▸ TO DO: Look through the listing below for the line containing "Output the Python". Copy it and each line after it up to and including the line containing "True, True, True]", exactly, leaving out pictures.

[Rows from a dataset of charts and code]
======
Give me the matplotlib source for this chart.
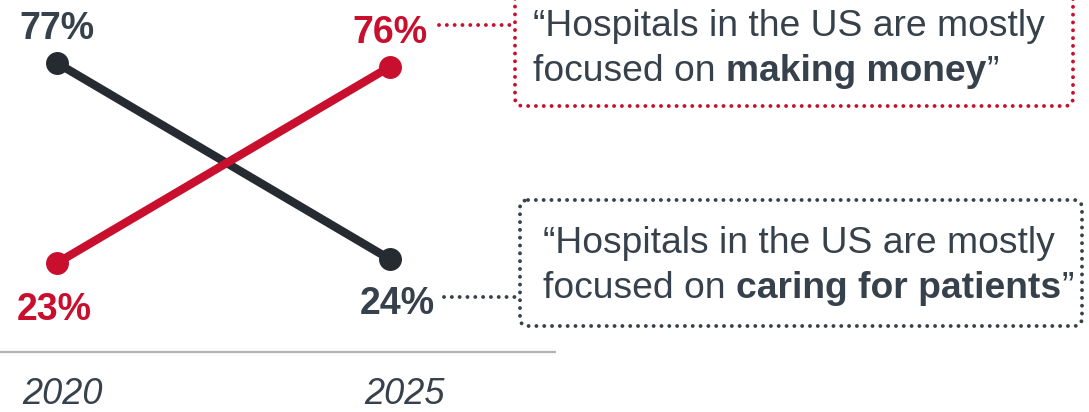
import matplotlib
matplotlib.use("Agg")
import matplotlib.pyplot as plt
import matplotlib.transforms as mtransforms
from matplotlib.patches import FancyBboxPatch

plt.rcParams["font.family"] = ["Liberation Sans", "DejaVu Sans"]

# Data
years = [2020, 2025]
money = [23, 76]      # "mostly focused on making money"
caring = [77, 24]     # "mostly focused on caring for patients"
year_labels = ["2020", "2025"]

RED = "#c8102e"
DARK = "#262b31"
TEXT = "#36414b"
GRID = "#b3b3b3"

W, H, DPI = 1089, 412, 100
fig = plt.figure(figsize=(W / DPI, H / DPI), dpi=DPI)

# Data axes spanning the whole canvas
ax = fig.add_axes([0, 0, 1, 1])
ax.set_xlim(2019.1441, 2035.4955)
ax.set_ylim(-17.23, 94.01)
ax.axis("off")

# Pixel-space overlay for annotations (origin top-left)
ov = fig.add_axes([0, 0, 1, 1], zorder=3)
ov.set_xlim(0, W)
ov.set_ylim(H, 0)
ov.axis("off")
ov.patch.set_alpha(0)

# Lines with end markers
ax.plot(years, caring, color=DARK, lw=6, marker="o", ms=15.5,
        solid_capstyle="round", zorder=2)
ax.plot(years, money, color=RED, lw=6, marker="o", ms=15.5,
        solid_capstyle="round", zorder=3)

# Value labels
lab_kw = dict(textcoords="offset pixels", ha="center", va="baseline",
              fontsize=27, fontweight="bold")
ax.annotate(f"{caring[0]}%", (years[0], caring[0]), xytext=(0, 24), color=TEXT, **lab_kw)
ax.annotate(f"{money[1]}%", (years[1], money[1]), xytext=(0, 24), color=RED, **lab_kw)
ax.annotate(f"{money[0]}%", (years[0], money[0]), xytext=(-3, -57), color=RED, **lab_kw)
ax.annotate(f"{caring[1]}%", (years[1], caring[1]), xytext=(7, -55), color=TEXT, **lab_kw)

# Baseline
ov.plot([0, 556], [352, 352], color=GRID, lw=1.6, solid_capstyle="butt")

# Year labels under the baseline
bt = mtransforms.blended_transform_factory(ax.transData, ov.transData)
for yr, lbl, dx in zip(years, year_labels, [5, 14]):
    ov.text(yr, 404, lbl, transform=bt + mtransforms.Affine2D().translate(dx, 0),
            ha="center", va="baseline", fontsize=26, style="italic", color=TEXT)

# Dotted callout boxes and connectors
DOT = (0, (0.01, 2.0))
DOT_LW = 2.8

def dotted_box(x0, y0, x1, y1, color):
    p = FancyBboxPatch((x0, y0), x1 - x0, y1 - y0,
                       boxstyle="round,pad=0,rounding_size=8",
                       fill=False, edgecolor=color, lw=DOT_LW,
                       linestyle=DOT, capstyle="round")
    ov.add_patch(p)

def dotted_line(x0, x1, y, color):
    ov.plot([x0, x1], [y, y], color=color, lw=DOT_LW,
            linestyle=DOT, dash_capstyle="round")

dotted_box(515, -20, 1073, 106, RED)
dotted_line(439, 512, 25, RED)
dotted_box(520, 200, 1082, 326, TEXT)
dotted_line(444, 517, 297, TEXT)

# Quote text with a bold phrase
def rich_line(x, y, parts, size=26.8):
    prev = None
    for txt, bold, gap in parts:
        kw = dict(fontsize=size, color=TEXT,
                  fontweight="bold" if bold else "normal")
        if prev is None:
            prev = ov.text(x, y, txt, ha="left", va="baseline", **kw)
        else:
            prev = ov.annotate(txt, xy=(1, 0), xycoords=prev,
                               xytext=(gap, 0), textcoords="offset pixels",
                               ha="left", va="bottom", **kw)
    return prev

fig.canvas.draw()
rich_line(533, 36, [("\u201cHospitals in the US are mostly", False, 0)])
rich_line(533, 81, [("focused on", False, 0), ("making money", True, 10),
                    ("\u201d", False, 1)])
rich_line(543, 253, [("\u201cHospitals in the US are mostly", False, 0)])
rich_line(543, 298, [("focused on", False, 0), ("caring for patients", True, 10),
                     ("\u201d", False, 1)])

fig.savefig("out.png", dpi=DPI)
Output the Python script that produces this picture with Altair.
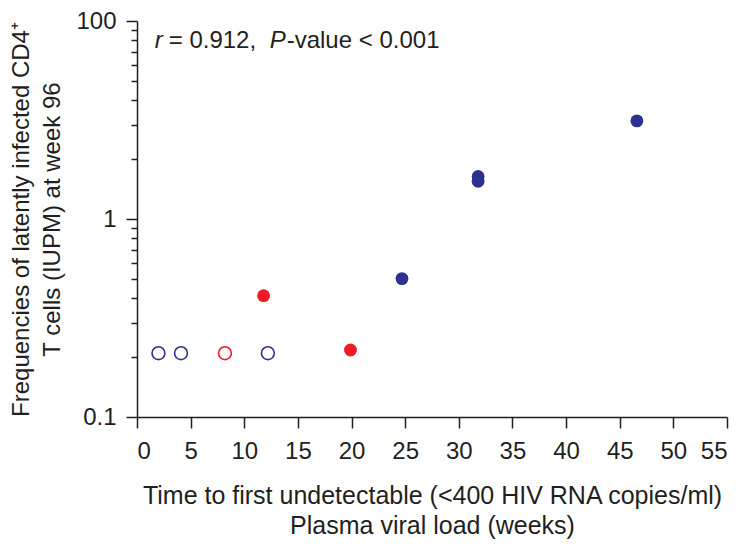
import altair as alt
import pandas as pd

# Data
weeks = [2.0, 4.1, 8.2, 11.8, 12.2, 19.9, 24.7, 31.8, 31.8, 46.6]
iupm = [0.21, 0.21, 0.21, 0.41, 0.21, 0.218, 0.50, 1.64, 1.55, 3.13]
group = ["blue", "blue", "red", "red", "blue", "red", "blue", "blue", "blue", "blue"]
filled = [False, False, False, True, False, True, True, True, True, True]

y_tick_values = [0.1, 0.2, 0.3, 0.4, 0.5, 0.6, 0.7, 0.8, 0.9,
                 1, 2, 3, 4, 5, 6, 7, 8, 9, 10]
x_tick_values = [0, 5, 10, 15, 20, 25, 30, 35, 40, 45, 50, 55]

ann_text = ["r", "= 0.912,", "P", "-value < 0.001"]
ann_style = ["italic", "normal", "italic", "normal"]
ann_dx = [0, 14, 115, 132]

df = pd.DataFrame({"weeks": weeks, "iupm": iupm, "group": group, "filled": filled})

FONT = "Liberation Sans"
LFS = 24
TFS = 25
INK = "#231f20"
BLUE = "#2e3192"
RED = "#ed1c24"

x_enc = alt.X(
    "weeks:Q",
    scale=alt.Scale(domain=[0, 55], nice=False, zero=False),
    axis=alt.Axis(
        values=x_tick_values,
        title=["Time to first undetectable (<400 HIV RNA copies/ml)", "Plasma viral load (weeks)"],
        tickSize=11, labelPadding=11, titlePadding=20, titleLineHeight=30,
        grid=False,
    ),
)
y_enc = alt.Y(
    "iupm:Q",
    scale=alt.Scale(type="log", domain=[0.1, 10], nice=False),
    axis=alt.Axis(
        values=y_tick_values,
        title=["Frequencies of latently infected CD4\u207a", "T cells (IUPM) at week 96"],
        labelExpr="abs(datum.value-10)<1e-6 ? '100' : (abs(datum.value-1)<1e-6 ? '1' : (abs(datum.value-0.1)<1e-6 ? '0.1' : ''))",
        tickSize={"condition": {"test": "abs(log(datum.value)/LN10 - round(log(datum.value)/LN10)) < 1e-6", "value": 11}, "value": 6},
        labelPadding=10, titlePadding=11, titleLineHeight=31, titleFontSize=24,
        grid=False,
    ),
)

color_scale = alt.Scale(domain=["blue", "red"], range=[BLUE, RED])

filled_pts = alt.Chart(df).transform_filter("datum.filled").mark_point(
    filled=True, shape="circle", size=165, opacity=1
).encode(
    x=x_enc, y=y_enc,
    color=alt.Color("group:N", scale=color_scale, legend=None),
)

open_pts = alt.Chart(df).transform_filter("!datum.filled").mark_point(
    filled=False, shape="circle", size=165, strokeWidth=1.6, opacity=1
).encode(
    x=x_enc, y=y_enc,
    color=alt.Color("group:N", scale=color_scale, legend=None),
)

ann_layers = []
for t, s, d in zip(ann_text, ann_style, ann_dx):
    ann_layers.append(
        alt.Chart(pd.DataFrame({"text": [t], "x": [1.65], "y": [7.3]})).mark_text(
            align="left", baseline="alphabetic", font=FONT, fontSize=LFS,
            fontStyle=s, dx=d, color=INK,
        ).encode(
            x=alt.X("x:Q", scale=alt.Scale(domain=[0, 55], nice=False, zero=False)),
            y=alt.Y("y:Q", scale=alt.Scale(type="log", domain=[0.1, 10], nice=False)),
            text="text:N",
        )
    )

chart = alt.layer(open_pts, filled_pts, *ann_layers).properties(
    width=590, height=396,
    autosize=alt.AutoSizeParams(type="none"),
    padding={"left": 129, "top": 13, "right": 10, "bottom": 126},
    background="white",
).configure_view(stroke=None).configure_axis(
    labelFont=FONT, titleFont=FONT, labelFontSize=LFS, titleFontSize=TFS,
    labelColor=INK, titleColor=INK, titleFontWeight="normal",
    domainColor=INK, tickColor=INK, domainWidth=1.5, tickWidth=1.5,
)

chart.save("out.html", embed_options={"renderer": "svg", "actions": False})
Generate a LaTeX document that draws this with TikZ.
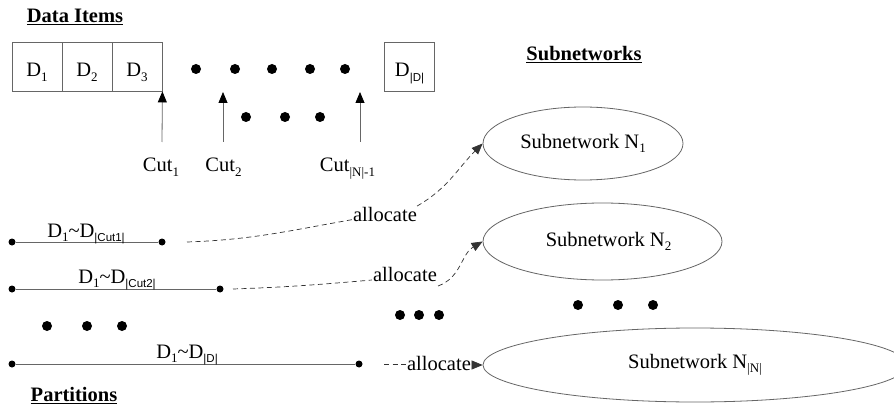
\documentclass[tikz,border=0pt]{standalone}
\usepackage{fontspec}
\setmainfont{Liberation Serif}
\newfontfamily\sfam{Liberation Sans}
\usetikzlibrary{shapes.geometric,arrows.meta}
\newcommand\sbs[1]{\raisebox{-0.2em}{\fontsize{13}{13}\selectfont #1}}
\newcommand\ssbs[1]{\raisebox{-0.2em}{\sfam\fontsize{11.5}{12}\selectfont #1}}
\begin{document}
\begin{tikzpicture}[x=1pt,y=-1pt,
  font=\fontsize{20.5}{24}\selectfont,
  txt/.style={anchor=base,inner sep=0pt},
  cell/.style={draw=gray!80!black,line width=0.8pt,minimum width=50pt,minimum height=49pt,inner sep=0pt,text depth=0pt},
  ell/.style={draw=gray!80!black,line width=0.8pt,ellipse,inner sep=0pt},
  bigdot/.style={fill=black},
  cutarrow/.style={draw=gray!80!black,line width=0.8pt,-{Triangle[length=11pt,width=9pt,fill=black,color=black]}},
  pline/.style={draw=gray!80!black,line width=0.8pt},
  pdot/.style={circle,fill=black,inner sep=0pt,minimum size=7pt},
  alloc/.style={draw=black!80,line width=0.7pt,dash pattern=on 5pt off 3.5pt},
  allocarrow/.style={alloc,-{Triangle[length=11pt,width=9pt]}},
  alab/.style={anchor=base,inner sep=1pt}]
\useasboundingbox (0,0) rectangle (894,414);
\fill[white] (0,0) rectangle (894,414);

% headings
\node[txt] (hdata) at (75,22.5) {\textbf{\underline{Data Items}}};
\node[txt] (hsub) at (584,60.5) {\textbf{\underline{Subnetworks}}};
\node[txt] (hpart) at (74,401.5) {\textbf{\underline{Partitions}}};

% data item cells
\node[cell] (d1) at (37,66.5) {};
\node[cell] (d2) at (87,66.5) {};
\node[cell] (d3) at (137,66.5) {};
\node[cell] (dD) at (409.5,66.5) {};
\node[txt] (t1) at (37,77) {D\sbs{1}};
\node[txt] (t2) at (87,77) {D\sbs{2}};
\node[txt] (t3) at (137,77) {D\sbs{3}};
\node[txt] (tD) at (409.5,77) {D\ssbs{|D|}};

% dots
\foreach \x in {196,235,272,310,345} \fill[bigdot] (\x,69) circle (5pt);
\foreach \x in {246,285,320} \fill[bigdot] (\x,117) circle (5pt);

% cuts
\node[txt] (cut1) at (161,172) {Cut\sbs{1}};
\node[txt] (cut2) at (223.5,172) {Cut\sbs{2}};
\node[txt] (cutn) at (347.5,172) {Cut\sbs{|N|-1}};
\coordinate (c1b) at (162,142);
\coordinate (c2b) at (223,142);
\coordinate (cnb) at (360,142);
\coordinate (c2t) at (223,92);
\coordinate (cnt) at (360,92);
\draw[cutarrow] (c1b) -- (d3.south east);
\draw[cutarrow] (c2b) -- (c2t);
\draw[cutarrow] (cnb) -- (cnt);

% subnetworks
\node[ell,minimum width=200pt,minimum height=73pt] (n1) at (583,143.5) {Subnetwork N\sbs{1}};
\node[ell,minimum width=239pt,minimum height=77pt] (n2) at (602.5,241.5) {\hspace{12pt}Subnetwork N\sbs{2}};
\begin{scope}
\clip (0,0) rectangle (894,414);
\node[ell,minimum width=424pt,minimum height=74pt] (n3) at (695,365) {Subnetwork N\sbs{|N|}};
\end{scope}
\foreach \x in {578,618,653} \fill[bigdot] (\x,305) circle (5pt);
\foreach \x in {400,419,439} \fill[bigdot] (\x,315) circle (5pt);

% partitions
\node[pdot] (p1a) at (12,242) {};
\node[pdot] (p1b) at (162,242) {};
\node[pdot] (p2a) at (12,289) {};
\node[pdot] (p2b) at (220,289) {};
\node[pdot] (p3a) at (12,364) {};
\node[pdot] (p3b) at (359,364) {};
\draw[pline] (p1a) -- (p1b);
\draw[pline] (p2a) -- (p2b);
\draw[pline] (p3a) -- (p3b);
\node[txt] (l1) at (86,237) {D\sbs{1}\textasciitilde D\ssbs{|Cut1|}};
\node[txt] (l2) at (117,283) {D\sbs{1}\textasciitilde D\ssbs{|Cut2|}};
\node[txt] (l3) at (187,358) {D\sbs{1}\textasciitilde D\ssbs{|D|}};
\foreach \x in {47,87,122} \fill[bigdot] (\x,326) circle (5pt);

% allocate arrows
\coordinate (s1) at (187,242);
\coordinate (s2) at (233,289);
\coordinate (s3) at (384,364);
\node[alab] (a1) at (385,221.5) {allocate};
\node[alab] (a2) at (405,281) {allocate};
\node[alab] (a3) at (439,370) {allocate};
\draw[alloc] (s1) to[out=2,in=190] ([xshift=1pt,yshift=2pt]a1.base west);
\draw[allocarrow] ([xshift=-1pt]a1.north east) to[out=30,in=225] (n1.west);
\draw[alloc] (s2) to[out=2,in=185] ([yshift=1pt]a2.base west);
\draw[allocarrow] ([yshift=-12pt]a2.east) to[out=20,in=210] (n2.west);
\draw[alloc] (s3) -- (s3 -| a3.west);
\draw[allocarrow] (a3.east |- n3.west) -- (n3.west);
\end{tikzpicture}
\end{document}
======
▸ RESPONSE:
Output the Python script that produces this picture with Altair.
import altair as alt
import pandas as pd

# Data
weeks = [2.0, 4.1, 8.2, 11.8, 12.2, 19.9, 24.7, 31.8, 31.8, 46.6]
iupm = [0.21, 0.21, 0.21, 0.41, 0.21, 0.218, 0.50, 1.64, 1.55, 3.13]
group = ["blue", "blue", "red", "red", "blue", "red", "blue", "blue", "blue", "blue"]
filled = [False, False, False, True, False, True, True, True, True, True]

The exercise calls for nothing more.